_WHAT THE TASK REQUIRES_
Set the lines down again exactly, first line through the line that contains "0.8, 0.9, 1.0];", with no pictures.

==============================

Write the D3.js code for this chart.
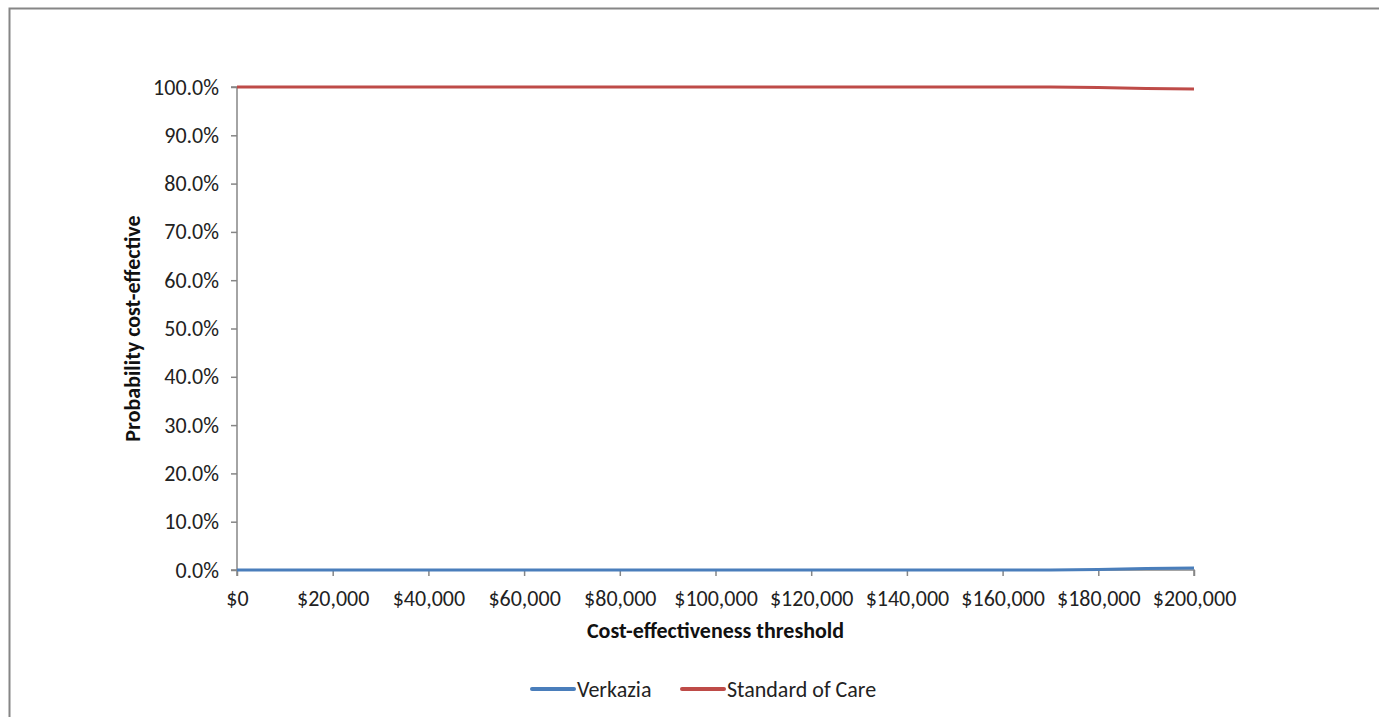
<!DOCTYPE html>
<html>
<head>
<meta charset="utf-8">
<script src="https://cdn.jsdelivr.net/npm/d3@7"></script>
<style>
  body { margin: 0; background: #fff; }
  svg text { font-family: Carlito, Calibri, Lato, "Open Sans", sans-serif; }
</style>
</head>
<body>
<svg id="chart" width="1379" height="717"></svg>
<script>
(function () {
    'use strict';

    // thresholds in dollars
    var thresholds = [0, 10000, 20000, 30000, 40000, 50000, 60000, 70000, 80000, 90000,
        100000, 110000, 120000, 130000, 140000, 150000, 160000, 170000, 180000, 190000, 200000];
    var verkazia = [0, 0, 0, 0, 0, 0, 0, 0, 0, 0, 0, 0, 0, 0, 0, 0, 0, 0, 0.001, 0.003, 0.004];
    var standardOfCare = [1, 1, 1, 1, 1, 1, 1, 1, 1, 1, 1, 1, 1, 1, 1, 1, 1, 1, 0.999, 0.997, 0.996];
    var xTicks = [0, 20000, 40000, 60000, 80000, 100000, 120000, 140000, 160000, 180000, 200000];
    var yTicks = [0, 0.1, 0.2, 0.3, 0.4, 0.5, 0.6, 0.7, 0.8, 0.9, 1.0];

    var series = [
        {name: "Verkazia", values: verkazia, color: "#4a7ebb"},
        {name: "Standard of Care", values: standardOfCare, color: "#be4b48"}
    ];

    var fontSize = "22px";
    var svg = d3.select("#chart");

    // chart border
    svg.append("rect")
        .attr("x", 9.5).attr("y", 8.5)
        .attr("width", 1400).attr("height", 720)
        .attr("fill", "none")
        .attr("stroke", "#868686")
        .attr("stroke-width", 2);

    var x = d3.scaleLinear().domain([0, 200000]).range([237, 1194]);
    var y = d3.scaleLinear().domain([0, 1]).range([570, 87]);

    var xAxis = svg.append("g")
        .attr("transform", "translate(0," + y(0) + ")")
        .call(d3.axisBottom(x).tickValues(xTicks).tickSize(6).tickPadding(14)
            .tickFormat(function (d) { return "$" + d3.format(",")(d); }));

    var yAxis = svg.append("g")
        .attr("transform", "translate(" + x(0) + ",0)")
        .call(d3.axisLeft(y).tickValues(yTicks).tickSize(6).tickPadding(12)
            .tickFormat(d3.format(".1%")));

    [xAxis, yAxis].forEach(function (g) {
        g.attr("font-family", null).attr("font-size", null);
        g.select(".domain").attr("stroke", "#868686").attr("stroke-width", 1.5);
        g.selectAll(".tick line").attr("stroke", "#868686").attr("stroke-width", 1.5);
        g.selectAll(".tick text").attr("fill", "#222").style("font-size", fontSize);
    });
    yAxis.select(".domain").attr("d", "M-6," + y(1) + "H0V" + y(0) + "H-6");
    xAxis.select(".domain").attr("d", "M" + x(0) + ",6V0H" + x(200000) + "V6");

    var line = d3.line()
        .x(function (d, i) { return x(thresholds[i]); })
        .y(function (d) { return y(d); });

    series.forEach(function (s) {
        svg.append("path")
            .datum(s.values)
            .attr("fill", "none")
            .attr("stroke", s.color)
            .attr("stroke-width", 3)
            .attr("d", line);
    });

    // axis titles
    svg.append("text")
        .attr("x", (x(0) + x(200000)) / 2)
        .attr("y", 638)
        .attr("text-anchor", "middle")
        .style("font-size", fontSize)
        .style("font-weight", "bold")
        .attr("fill", "#111")
        .text("Cost-effectiveness threshold");

    svg.append("text")
        .attr("transform", "translate(140," + ((y(0) + y(1)) / 2) + ") rotate(-90)")
        .attr("text-anchor", "middle")
        .style("font-size", fontSize)
        .style("font-weight", "bold")
        .attr("fill", "#111")
        .text("Probability cost-effective");

    // legend
    var legendX = [530, 680];
    series.forEach(function (s, i) {
        var g = svg.append("g").attr("transform", "translate(" + legendX[i] + ",689)");
        g.append("line")
            .attr("x1", 2).attr("x2", 44)
            .attr("stroke", s.color)
            .attr("stroke-width", 4)
            .attr("stroke-linecap", "round");
        g.append("text")
            .attr("x", 47).attr("dy", "0.35em")
            .style("font-size", fontSize)
            .attr("fill", "#222")
            .text(s.name);
    });
}());
</script>
</body>
</html>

==============================

_COMPLETED EXERCISE_
Write the D3.js code for this chart.
<!DOCTYPE html>
<html>
<head>
<meta charset="utf-8">
<script src="https://cdn.jsdelivr.net/npm/d3@7"></script>
<style>
  body { margin: 0; background: #fff; }
  svg text { font-family: Carlito, Calibri, Lato, "Open Sans", sans-serif; }
</style>
</head>
<body>
<svg id="chart" width="1379" height="717"></svg>
<script>
(function () {
    'use strict';

    // thresholds in dollars
    var thresholds = [0, 10000, 20000, 30000, 40000, 50000, 60000, 70000, 80000, 90000,
        100000, 110000, 120000, 130000, 140000, 150000, 160000, 170000, 180000, 190000, 200000];
    var verkazia = [0, 0, 0, 0, 0, 0, 0, 0, 0, 0, 0, 0, 0, 0, 0, 0, 0, 0, 0.001, 0.003, 0.004];
    var standardOfCare = [1, 1, 1, 1, 1, 1, 1, 1, 1, 1, 1, 1, 1, 1, 1, 1, 1, 1, 0.999, 0.997, 0.996];
    var xTicks = [0, 20000, 40000, 60000, 80000, 100000, 120000, 140000, 160000, 180000, 200000];
    var yTicks = [0, 0.1, 0.2, 0.3, 0.4, 0.5, 0.6, 0.7, 0.8, 0.9, 1.0];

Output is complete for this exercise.